As of 1st of April 2013 the REIT legislation of South Africa was implemented. The South African REIT structure was developed to follow international best practice. The need to convert to a REIT structure in South Africa was driven by a number of problems arising from the management structure, investor accountability, dividend pay-out policies and taxation of Property Loan Stocks and Property Unit Trusts.The South African scenario is an exceptional case, as of the top 9 global REIT markets South Africa, USA, France and the United Kingdom are the only countries that allow for conversion of listed property companies to REIT status. From these countries that allow REIT conversion South Africa is the only country that represents the developing world economies.

This research examines the impact of the Implementation and conversion of Property Loan Stock (PLS's) and Property Unitut Trust (PUT's) companies to REITS on shareholder wealth. The paper examines 32 conversion of property listed firms into REITs on the Johannesburg Stock Exchange.
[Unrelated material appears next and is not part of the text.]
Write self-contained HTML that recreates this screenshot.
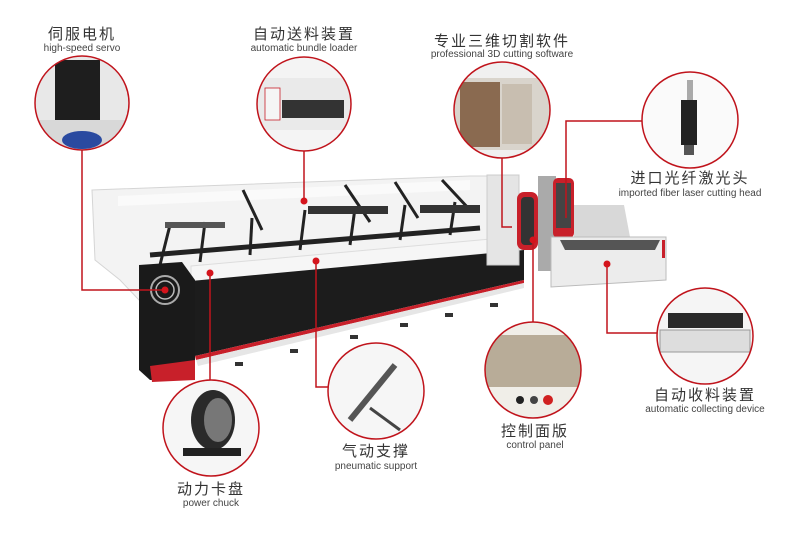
<!DOCTYPE html>
<html><head><meta charset="utf-8"><style>
html,body{margin:0;padding:0;background:#fff;}
svg{display:block}
.cn{font-family:"Liberation Sans","Noto Sans CJK SC",sans-serif;font-size:15px;fill:#333;letter-spacing:2px}
.en{font-family:"Liberation Sans",sans-serif;font-size:10px;fill:#444}
</style></head><body>
<svg width="800" height="533" viewBox="0 0 800 533" xmlns="http://www.w3.org/2000/svg">
<defs>
<clipPath id="c1"><circle cx="82" cy="103" r="47"/></clipPath>
<clipPath id="c2"><circle cx="304" cy="104" r="47"/></clipPath>
<clipPath id="c3"><circle cx="502" cy="110" r="48"/></clipPath>
<clipPath id="c4"><circle cx="690" cy="120" r="48"/></clipPath>
<clipPath id="c5"><circle cx="705" cy="336" r="48"/></clipPath>
<clipPath id="c6"><circle cx="533" cy="370" r="48"/></clipPath>
<clipPath id="c7"><circle cx="376" cy="391" r="48"/></clipPath>
<clipPath id="c8"><circle cx="211" cy="428" r="48"/></clipPath>
</defs>
<rect width="800" height="533" fill="#fff"/>
<!-- machine back / frame -->
<polygon points="92,190 470,176 500,176 500,262 195,300 139,300 120,280 95,260" fill="#f3f3f3" stroke="#d5d5d5"/>
<polygon points="118,196 470,180 470,190 118,206" fill="#fafafa"/>
<!-- interior mechanism -->
<g stroke="#222" stroke-width="3" fill="none">
<line x1="243" y1="190" x2="262" y2="230"/><line x1="345" y1="185" x2="370" y2="222"/>
<line x1="395" y1="182" x2="418" y2="218"/><line x1="442" y1="180" x2="470" y2="210"/>
<line x1="150" y1="255" x2="480" y2="228" stroke-width="5"/>
<line x1="160" y1="265" x2="170" y2="225"/><line x1="200" y1="262" x2="205" y2="222"/>
<line x1="250" y1="255" x2="252" y2="218"/><line x1="300" y1="250" x2="305" y2="210"/>
<line x1="350" y1="245" x2="355" y2="208"/><line x1="400" y1="240" x2="405" y2="205"/>
<line x1="450" y1="235" x2="455" y2="202"/>
</g>
<rect x="308" y="206" width="80" height="8" fill="#333"/>
<rect x="420" y="205" width="60" height="8" fill="#333"/>
<rect x="165" y="222" width="60" height="6" fill="#555"/>
<!-- white rail -->
<polygon points="191,266 524,236 524,250 191,282" fill="#f6f6f6" stroke="#ddd"/>
<!-- front black panel -->
<polygon points="191,281 524,250 524,280 195,356" fill="#1c1c1c"/>
<polygon points="195,356 524,280 524,283 196,360" fill="#c8202a"/>
<polygon points="196,360 524,283 524,288 198,366" fill="#e6e6e6"/>
<!-- feet -->
<g fill="#333"><rect x="235" y="362" width="8" height="4"/><rect x="290" y="349" width="8" height="4"/><rect x="350" y="335" width="8" height="4"/><rect x="400" y="323" width="8" height="4"/><rect x="445" y="313" width="8" height="4"/><rect x="490" y="303" width="8" height="4"/></g>
<!-- left end cap -->
<polygon points="139,265 182,262 195,280 195,380 150,380 139,370" fill="#1a1a1a"/>
<polygon points="150,366 195,360 195,380 152,382" fill="#c8202a"/>
<circle cx="165" cy="290" r="14" fill="none" stroke="#aaa" stroke-width="2"/>
<circle cx="165" cy="290" r="9" fill="none" stroke="#bbb" stroke-width="1.5"/>
<!-- cabin -->
<rect x="487" y="175" width="32" height="90" fill="#e5e5e5" stroke="#ccc"/>
<rect x="538" y="176" width="18" height="95" fill="#aaa"/>
<rect x="517" y="192" width="21" height="58" rx="7" fill="#c8202a"/>
<rect x="521" y="197" width="13" height="48" rx="4" fill="#333"/>
<rect x="553" y="178" width="21" height="60" rx="5" fill="#c8202a"/>
<rect x="556" y="183" width="15" height="45" fill="#444"/>
<!-- collector -->
<polygon points="574,205 624,205 630,237 574,237" fill="#d8d8d8"/>
<polygon points="551,237 666,237 666,280 551,287" fill="#ececec" stroke="#bbb"/>
<polygon points="560,240 660,240 655,250 565,250" fill="#555"/>
<rect x="662" y="240" width="3" height="18" fill="#c8202a"/>
<!-- connectors -->
<g stroke="#c0141c" stroke-width="1.5" fill="none">
<polyline points="82,150 82,290 165,290"/>
<line x1="304" y1="151" x2="304" y2="201"/>
<polyline points="502,158 502,227 512,227"/>
<polyline points="642,121 566,121 566,218"/>
<polyline points="607,264 607,333 657,333"/>
<line x1="533" y1="240" x2="533" y2="322"/>
<polyline points="316,261 316,387 330,387"/>
<line x1="210" y1="273" x2="210" y2="380"/>
</g>
<g fill="#d4141c">
<circle cx="165" cy="290" r="3.5"/><circle cx="304" cy="201" r="3.5"/><circle cx="607" cy="264" r="3.5"/>
<circle cx="533" cy="240" r="3.5"/><circle cx="316" cy="261" r="3.5"/><circle cx="210" cy="273" r="3.5"/>
</g>
<!-- callout circles backgrounds -->
<circle cx="82" cy="103" r="47" fill="#e8e8e8"/>
<circle cx="304" cy="104" r="47" fill="#f4f4f4"/>
<circle cx="502" cy="110" r="48" fill="#f0f0f0"/>
<circle cx="690" cy="120" r="48" fill="#fafafa"/>
<circle cx="705" cy="336" r="48" fill="#f5f5f5"/>
<circle cx="533" cy="370" r="48" fill="#f0eee8"/>
<circle cx="376" cy="391" r="48" fill="#f6f6f6"/>
<circle cx="211" cy="428" r="48" fill="#f6f6f6"/>
<!-- circle contents -->
<g clip-path="url(#c1)"><rect x="55" y="60" width="45" height="80" fill="#1e1e1e"/><rect x="30" y="120" width="100" height="30" fill="#d8d8d8"/><ellipse cx="82" cy="140" rx="20" ry="9" fill="#2a4aa0"/></g>
<g clip-path="url(#c2)"><rect x="257" y="78" width="95" height="52" fill="#eaeaea"/><rect x="265" y="88" width="15" height="32" fill="#f5f5f5" stroke="#c8202a" stroke-width="0.8"/><rect x="282" y="100" width="62" height="18" fill="#333"/></g>
<g clip-path="url(#c3)"><rect x="455" y="78" width="95" height="72" fill="#d9d4cc"/><rect x="460" y="82" width="40" height="65" fill="#8a6a50"/><rect x="502" y="84" width="30" height="60" fill="#c8beb0"/></g>
<g clip-path="url(#c4)"><rect x="687" y="80" width="6" height="22" fill="#aaa"/><rect x="681" y="100" width="16" height="45" fill="#222"/><rect x="684" y="145" width="10" height="10" fill="#555"/></g>
<g clip-path="url(#c5)"><rect x="668" y="313" width="75" height="15" fill="#2a2a2a"/><rect x="660" y="330" width="90" height="22" fill="#ddd" stroke="#999"/></g>
<g clip-path="url(#c6)"><rect x="485" y="335" width="96" height="52" fill="#b8ac98"/><circle cx="520" cy="400" r="4" fill="#222"/><circle cx="534" cy="400" r="4" fill="#444"/><circle cx="548" cy="400" r="5" fill="#d02020"/></g>
<g clip-path="url(#c7)"><line x1="350" y1="420" x2="395" y2="365" stroke="#555" stroke-width="6"/><line x1="370" y1="408" x2="400" y2="430" stroke="#444" stroke-width="3"/></g>
<g clip-path="url(#c8)"><ellipse cx="213" cy="420" rx="22" ry="30" fill="#2a2a2a"/><ellipse cx="218" cy="420" rx="14" ry="22" fill="#777"/><rect x="183" y="448" width="58" height="8" fill="#222"/></g>
<g stroke="#c0141c" stroke-width="1.5" fill="none">
<circle cx="82" cy="103" r="47"/><circle cx="304" cy="104" r="47"/><circle cx="502" cy="110" r="48"/>
<circle cx="690" cy="120" r="48"/><circle cx="705" cy="336" r="48"/><circle cx="533" cy="370" r="48"/>
<circle cx="376" cy="391" r="48"/><circle cx="211" cy="428" r="48"/>
</g>
<!-- labels -->
<g text-anchor="middle">
<text class="cn" x="82" y="39">伺服电机</text><text class="en" x="82" y="51">high-speed servo</text>
<text class="cn" x="304" y="39">自动送料装置</text><text class="en" x="304" y="51">automatic bundle loader</text>
<text class="cn" x="502" y="46">专业三维切割软件</text><text class="en" x="502" y="57">professional 3D cutting software</text>
<text class="cn" x="690" y="183">进口光纤激光头</text><text class="en" x="690" y="196">imported fiber laser cutting head</text>
<text class="cn" x="705" y="400">自动收料装置</text><text class="en" x="705" y="412">automatic collecting device</text>
<text class="cn" x="535" y="436">控制面版</text><text class="en" x="535" y="448">control panel</text>
<text class="cn" x="376" y="456">气动支撑</text><text class="en" x="376" y="469">pneumatic support</text>
<text class="cn" x="211" y="494">动力卡盘</text><text class="en" x="211" y="506">power chuck</text>
</g>
</svg>
</body></html>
The research employs an event study which examines a) the announcement of the introduction of the REIT structure by the Johannesburg Stock Exchange and b) the announcement of individual firms to convert to REITs.

This research is important as it will provide information on the impact of legislative changes to the South African Property Stocks industry. The introduction of new legislation changed the regulation of property stocks. The new REIT structure effectively changed the operating requirements of property stocks. It is therefore important to assess the link between the elimination of income tax and the increase of dividend pay-out requirements in relation to the change in shareholder wealth.